**TASK DIRECTIONS**
Give again the entries below exactly, beginning at the first line and ending at the line with "ax = fig.add_axes([115".

**RECORD EXCERPTS**
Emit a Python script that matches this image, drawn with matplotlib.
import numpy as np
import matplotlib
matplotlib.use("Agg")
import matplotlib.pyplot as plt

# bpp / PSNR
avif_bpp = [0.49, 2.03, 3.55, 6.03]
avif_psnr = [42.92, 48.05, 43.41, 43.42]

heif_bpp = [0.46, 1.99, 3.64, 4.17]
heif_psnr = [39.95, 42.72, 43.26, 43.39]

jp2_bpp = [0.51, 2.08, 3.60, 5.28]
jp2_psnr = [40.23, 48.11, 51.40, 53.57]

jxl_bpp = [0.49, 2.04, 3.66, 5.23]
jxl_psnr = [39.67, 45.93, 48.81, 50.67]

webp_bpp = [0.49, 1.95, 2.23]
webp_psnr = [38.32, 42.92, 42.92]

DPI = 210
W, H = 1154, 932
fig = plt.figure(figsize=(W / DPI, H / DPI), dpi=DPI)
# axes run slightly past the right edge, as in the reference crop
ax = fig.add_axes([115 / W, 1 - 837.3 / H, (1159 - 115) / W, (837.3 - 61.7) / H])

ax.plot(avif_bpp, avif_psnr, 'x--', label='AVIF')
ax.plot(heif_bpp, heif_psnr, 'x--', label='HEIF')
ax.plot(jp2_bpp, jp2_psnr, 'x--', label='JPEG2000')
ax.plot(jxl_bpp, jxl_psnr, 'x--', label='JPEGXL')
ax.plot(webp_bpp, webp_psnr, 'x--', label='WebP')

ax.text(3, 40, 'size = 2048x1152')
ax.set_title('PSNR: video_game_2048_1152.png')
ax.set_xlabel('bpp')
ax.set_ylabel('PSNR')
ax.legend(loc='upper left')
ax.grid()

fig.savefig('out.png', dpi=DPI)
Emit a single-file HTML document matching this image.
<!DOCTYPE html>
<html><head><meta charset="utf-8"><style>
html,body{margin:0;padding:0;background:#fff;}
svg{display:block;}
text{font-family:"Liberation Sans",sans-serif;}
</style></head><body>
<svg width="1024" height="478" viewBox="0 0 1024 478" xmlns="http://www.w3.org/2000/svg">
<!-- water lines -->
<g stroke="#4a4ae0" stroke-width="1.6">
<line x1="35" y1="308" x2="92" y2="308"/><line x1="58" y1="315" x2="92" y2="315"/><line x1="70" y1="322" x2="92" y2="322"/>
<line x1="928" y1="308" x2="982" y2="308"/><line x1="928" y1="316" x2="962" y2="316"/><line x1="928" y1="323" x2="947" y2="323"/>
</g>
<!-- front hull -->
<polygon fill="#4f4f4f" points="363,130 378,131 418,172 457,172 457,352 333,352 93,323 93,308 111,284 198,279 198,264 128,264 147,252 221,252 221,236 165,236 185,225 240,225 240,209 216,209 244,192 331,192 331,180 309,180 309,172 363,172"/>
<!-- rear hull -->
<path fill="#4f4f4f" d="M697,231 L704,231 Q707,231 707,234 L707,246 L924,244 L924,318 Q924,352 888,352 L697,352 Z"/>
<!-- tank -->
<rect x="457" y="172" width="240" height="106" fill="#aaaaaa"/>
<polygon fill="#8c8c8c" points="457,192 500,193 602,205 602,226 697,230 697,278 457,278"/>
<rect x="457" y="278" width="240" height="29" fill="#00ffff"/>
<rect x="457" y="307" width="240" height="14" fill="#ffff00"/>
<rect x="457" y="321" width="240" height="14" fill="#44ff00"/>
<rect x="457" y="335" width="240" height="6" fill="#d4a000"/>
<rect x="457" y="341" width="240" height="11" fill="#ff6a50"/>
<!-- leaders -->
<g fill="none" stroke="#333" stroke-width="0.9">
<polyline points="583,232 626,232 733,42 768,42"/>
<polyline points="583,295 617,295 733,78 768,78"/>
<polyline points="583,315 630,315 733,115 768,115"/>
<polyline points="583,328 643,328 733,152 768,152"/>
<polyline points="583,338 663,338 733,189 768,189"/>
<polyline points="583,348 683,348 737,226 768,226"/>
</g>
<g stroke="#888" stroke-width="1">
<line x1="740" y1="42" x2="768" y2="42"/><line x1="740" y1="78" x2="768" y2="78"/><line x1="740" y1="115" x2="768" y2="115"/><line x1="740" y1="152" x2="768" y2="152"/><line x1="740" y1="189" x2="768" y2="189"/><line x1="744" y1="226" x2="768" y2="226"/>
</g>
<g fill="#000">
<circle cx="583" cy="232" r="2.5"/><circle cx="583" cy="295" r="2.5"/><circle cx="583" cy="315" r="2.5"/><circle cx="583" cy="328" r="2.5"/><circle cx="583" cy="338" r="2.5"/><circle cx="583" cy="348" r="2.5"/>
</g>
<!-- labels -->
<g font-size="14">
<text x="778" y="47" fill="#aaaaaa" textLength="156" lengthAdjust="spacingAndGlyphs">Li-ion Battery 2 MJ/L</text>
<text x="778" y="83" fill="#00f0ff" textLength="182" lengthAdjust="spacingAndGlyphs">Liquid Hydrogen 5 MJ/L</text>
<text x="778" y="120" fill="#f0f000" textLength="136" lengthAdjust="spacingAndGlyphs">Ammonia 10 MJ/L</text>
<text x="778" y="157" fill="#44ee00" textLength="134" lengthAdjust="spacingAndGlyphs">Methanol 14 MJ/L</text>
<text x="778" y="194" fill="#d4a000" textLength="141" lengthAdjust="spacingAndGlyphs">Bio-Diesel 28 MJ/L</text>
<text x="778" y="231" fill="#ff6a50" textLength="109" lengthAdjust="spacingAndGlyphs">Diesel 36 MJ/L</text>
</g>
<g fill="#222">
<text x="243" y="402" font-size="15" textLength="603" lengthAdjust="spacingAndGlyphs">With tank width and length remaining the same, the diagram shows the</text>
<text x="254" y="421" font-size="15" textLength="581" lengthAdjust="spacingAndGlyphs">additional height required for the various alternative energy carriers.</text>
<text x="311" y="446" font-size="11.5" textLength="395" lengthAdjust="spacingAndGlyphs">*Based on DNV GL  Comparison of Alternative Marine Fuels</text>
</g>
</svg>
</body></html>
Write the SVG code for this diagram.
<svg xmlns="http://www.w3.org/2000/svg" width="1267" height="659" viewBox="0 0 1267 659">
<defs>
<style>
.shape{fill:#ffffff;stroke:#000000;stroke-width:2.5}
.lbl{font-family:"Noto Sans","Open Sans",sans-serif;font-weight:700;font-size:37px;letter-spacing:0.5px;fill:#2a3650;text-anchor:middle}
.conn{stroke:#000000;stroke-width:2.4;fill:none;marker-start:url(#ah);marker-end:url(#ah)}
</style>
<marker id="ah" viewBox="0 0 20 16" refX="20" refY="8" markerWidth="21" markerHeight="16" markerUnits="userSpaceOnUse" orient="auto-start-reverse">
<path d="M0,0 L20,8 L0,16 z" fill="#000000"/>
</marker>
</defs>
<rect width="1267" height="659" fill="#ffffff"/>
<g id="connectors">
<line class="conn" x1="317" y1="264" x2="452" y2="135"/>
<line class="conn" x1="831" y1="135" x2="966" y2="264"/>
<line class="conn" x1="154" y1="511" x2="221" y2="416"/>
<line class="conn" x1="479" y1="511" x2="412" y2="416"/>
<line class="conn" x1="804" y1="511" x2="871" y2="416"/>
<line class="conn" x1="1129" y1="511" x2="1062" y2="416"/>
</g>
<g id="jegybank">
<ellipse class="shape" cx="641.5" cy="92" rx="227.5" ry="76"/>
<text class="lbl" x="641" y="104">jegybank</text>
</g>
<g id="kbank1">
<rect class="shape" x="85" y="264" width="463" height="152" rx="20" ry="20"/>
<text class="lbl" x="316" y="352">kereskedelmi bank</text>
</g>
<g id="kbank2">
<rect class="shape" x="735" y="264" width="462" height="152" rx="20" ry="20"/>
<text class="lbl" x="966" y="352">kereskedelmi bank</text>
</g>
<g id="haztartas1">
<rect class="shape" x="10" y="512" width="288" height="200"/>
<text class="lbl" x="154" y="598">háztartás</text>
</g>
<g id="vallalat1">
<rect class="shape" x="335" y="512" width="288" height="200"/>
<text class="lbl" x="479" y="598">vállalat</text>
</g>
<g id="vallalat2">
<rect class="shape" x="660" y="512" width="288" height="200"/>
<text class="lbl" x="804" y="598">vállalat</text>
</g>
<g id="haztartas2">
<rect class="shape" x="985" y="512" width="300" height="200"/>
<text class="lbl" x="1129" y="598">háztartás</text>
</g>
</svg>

**RESPONSE**
Emit a Python script that matches this image, drawn with matplotlib.
import numpy as np
import matplotlib
matplotlib.use("Agg")
import matplotlib.pyplot as plt

# bpp / PSNR
avif_bpp = [0.49, 2.03, 3.55, 6.03]
avif_psnr = [42.92, 48.05, 43.41, 43.42]

heif_bpp = [0.46, 1.99, 3.64, 4.17]
heif_psnr = [39.95, 42.72, 43.26, 43.39]

jp2_bpp = [0.51, 2.08, 3.60, 5.28]
jp2_psnr = [40.23, 48.11, 51.40, 53.57]

jxl_bpp = [0.49, 2.04, 3.66, 5.23]
jxl_psnr = [39.67, 45.93, 48.81, 50.67]

webp_bpp = [0.49, 1.95, 2.23]
webp_psnr = [38.32, 42.92, 42.92]

DPI = 210
W, H = 1154, 932
fig = plt.figure(figsize=(W / DPI, H / DPI), dpi=DPI)
# axes run slightly past the right edge, as in the reference crop
ax = fig.add_axes([115 / W, 1 - 837.3 / H, (1159 - 115) / W, (837.3 - 61.7) / H])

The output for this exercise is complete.